Dataset rows —
+++++

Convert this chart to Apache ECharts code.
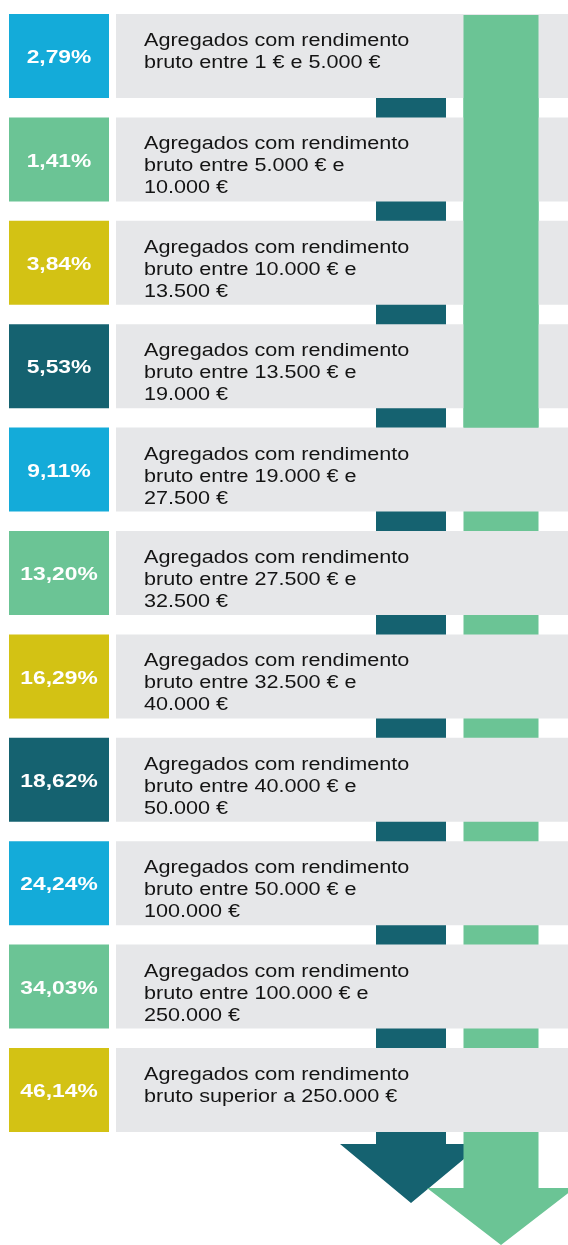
<!DOCTYPE html>
<html>
<head>
<meta charset="utf-8">
<title>Agregados por escalão de rendimento bruto</title>
<script src="https://cdn.jsdelivr.net/npm/echarts@6.0.0/dist/echarts.min.js"></script>
<style>
  html, body { margin: 0; padding: 0; background: #fff; }
  #chart { width: 568px; height: 1245px; }
</style>
</head>
<body>
<div id="chart"></div>
<script>
// texto de cada escalão (uma linha por categoria)
const brackets = [
  'Agregados com rendimento\nbruto entre 1 € e 5.000 €',
  'Agregados com rendimento\nbruto entre 5.000 € e\n10.000 €',
  'Agregados com rendimento\nbruto entre 10.000 € e\n13.500 €',
  'Agregados com rendimento\nbruto entre 13.500 € e\n19.000 €',
  'Agregados com rendimento\nbruto entre 19.000 € e\n27.500 €',
  'Agregados com rendimento\nbruto entre 27.500 € e\n32.500 €',
  'Agregados com rendimento\nbruto entre 32.500 € e\n40.000 €',
  'Agregados com rendimento\nbruto entre 40.000 € e\n50.000 €',
  'Agregados com rendimento\nbruto entre 50.000 € e\n100.000 €',
  'Agregados com rendimento\nbruto entre 100.000 € e\n250.000 €',
  'Agregados com rendimento\nbruto superior a 250.000 €'
]
// percentagem de cada escalão
const shares = [2.79, 1.41, 3.84, 5.53, 9.11, 13.20, 16.29, 18.62, 24.24, 34.03, 46.14]
// cores das caixas, repetem-se de 4 em 4
const boxColors = ['#14abd9', '#6bc495', '#d3c214', '#156270']

const GRAY = '#e6e7e9'
const DARK = '#156270'
const GREEN = '#6bc495'
const BOX_RATIO = 0.812 // altura da caixa / altura da banda
const STRETCH = 1.2 // o texto do original é mais largo que o Arial normal

let chart = echarts.init(document.getElementById('chart'))

// posição vertical da caixa de uma linha
function rowBox (api, idx) {
  let c = api.coord([0, idx])
  let band = api.size([0, 1])[1]
  let h = band * BOX_RATIO
  return { cy: c[1], band: band, h: h, top: c[1] - h / 2, bottom: c[1] + h / 2 }
}

function arrowShape (cx, shaftHalf, headHalf, top, headTop, tip) {
  return [
    [cx - shaftHalf, top], [cx + shaftHalf, top], [cx + shaftHalf, headTop],
    [cx + headHalf, headTop], [cx, tip], [cx - headHalf, headTop], [cx - shaftHalf, headTop]
  ]
}

function fmtShare (v) {
  return v.toFixed(2).replace('.', ',') + '%'
}

let option = {
  animation: false,
  grid: { left: 0, right: 0, top: 4.3, bottom: 103.3 },
  xAxis: { type: 'value', min: 0, max: 568, show: false },
  yAxis: { type: 'category', inverse: true, data: brackets, show: false },
  series: [
    {
      // as duas setas por trás das caixas
      type: 'custom',
      z: 1,
      data: [[0, 0]],
      renderItem: function (params, api) {
        let first = rowBox(api, 0)
        let last = rowBox(api, brackets.length - 1)
        let darkPts = arrowShape(411, 35, 71, first.cy, last.bottom + 12, last.bottom + 71)
        let greenPts = arrowShape(501, 37.5, 74, first.top + 1, last.bottom + 56, last.bottom + 113)
        return {
          type: 'group',
          children: [
            { type: 'polygon', shape: { points: darkPts }, style: { fill: DARK }, z2: 1 },
            { type: 'polygon', shape: { points: greenPts }, style: { fill: GREEN }, z2: 2 }
          ]
        }
      }
    },
    {
      // linhas: caixa colorida com a percentagem + caixa cinzenta com o texto
      type: 'custom',
      z: 2,
      data: shares.map(function (v, i) { return [v, i] }),
      encode: { x: 0, y: 1 },
      renderItem: function (params, api) {
        let i = params.dataIndex
        let b = rowBox(api, i)
        return {
          type: 'group',
          children: [
            { type: 'rect', shape: { x: 9, y: b.top, width: 100, height: b.h }, style: { fill: boxColors[i % 4] } },
            { type: 'rect', shape: { x: 116, y: b.top, width: 452, height: b.h }, style: { fill: GRAY } },
            {
              type: 'text',
              x: 59,
              y: b.cy + 2,
              scaleX: STRETCH,
              style: {
                text: fmtShare(shares[i]), x: 0, y: 0,
                fill: '#fff', fontSize: 19, fontWeight: 'bold', fontFamily: 'Liberation Sans',
                align: 'center', verticalAlign: 'middle'
              }
            },
            {
              type: 'text',
              x: 144,
              y: b.top + 16,
              scaleX: STRETCH,
              style: {
                text: brackets[i], x: 0, y: 0,
                fill: '#141414', fontSize: 18, fontFamily: 'Liberation Sans',
                lineHeight: 22, align: 'left', verticalAlign: 'top'
              }
            }
          ]
        }
      }
    },
    {
      // parte de cima da seta verde, por cima das quatro primeiras caixas
      type: 'custom',
      z: 3,
      data: [[0, 0]],
      renderItem: function (params, api) {
        let first = rowBox(api, 0)
        let fifth = rowBox(api, 4)
        return {
          type: 'rect',
          shape: { x: 463.5, y: first.top + 1, width: 75, height: fifth.top - first.top - 1 },
          style: { fill: GREEN }
        }
      }
    }
  ]
}

chart.setOption(option, true)
</script>
</body>
</html>
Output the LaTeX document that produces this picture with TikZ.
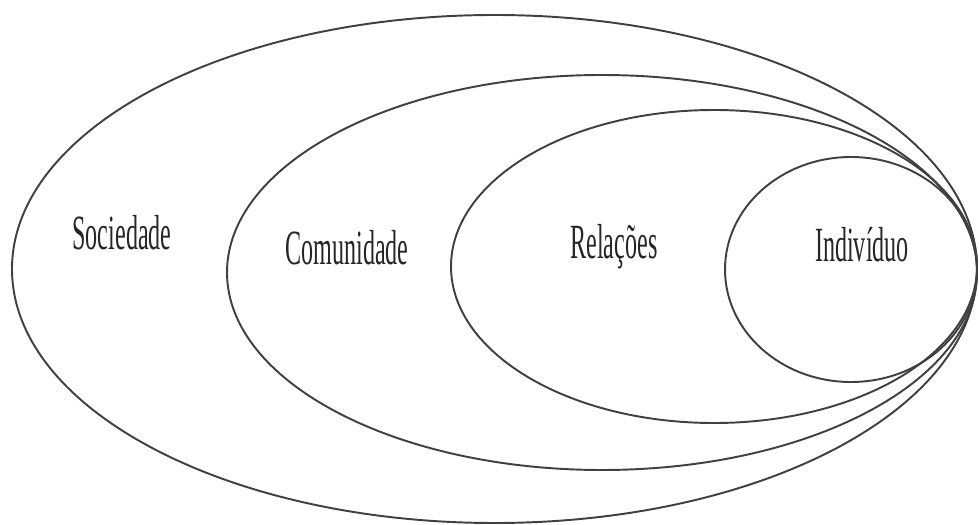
\documentclass[tikz,border=0pt]{standalone}
\usepackage{fontspec}
\newfontfamily\lblfont[FakeStretch=0.49]{Liberation Serif}
\tikzset{
  ring/.style={draw=black!75,line width=1.1pt},
  lbl/.style={anchor=base,inner sep=0pt,text=black!85,font=\lblfont\fontsize{28}{30}\selectfont}
}
\begin{document}
\begin{tikzpicture}[x=0.2mm,y=-0.2mm]
      \useasboundingbox (0,0) rectangle (979,525);
      \draw[ring] (494.5,269) ellipse [x radius=482.5,y radius=254];
      \draw[ring] (602,272.5) ellipse [x radius=375,y radius=197.5];
      \draw[ring] (714,266.5) ellipse [x radius=263,y radius=156.5];
      \draw[ring] (851,269.5) ellipse [x radius=126,y radius=112.5];
        \node[lbl] (soc) at (122,249) {Sociedade};
        \node[lbl] (com) at (347,264) {Comunidade};
        \node[lbl] (rel) at (614,259) {Relações};
        \node[lbl] (ind) at (862,261) {Indivíduo};
    \end{tikzpicture}
\end{document}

+++++

Direction — In the entries above, how many lines contain the word "this"? Answer with the number only.

Result of the task — 2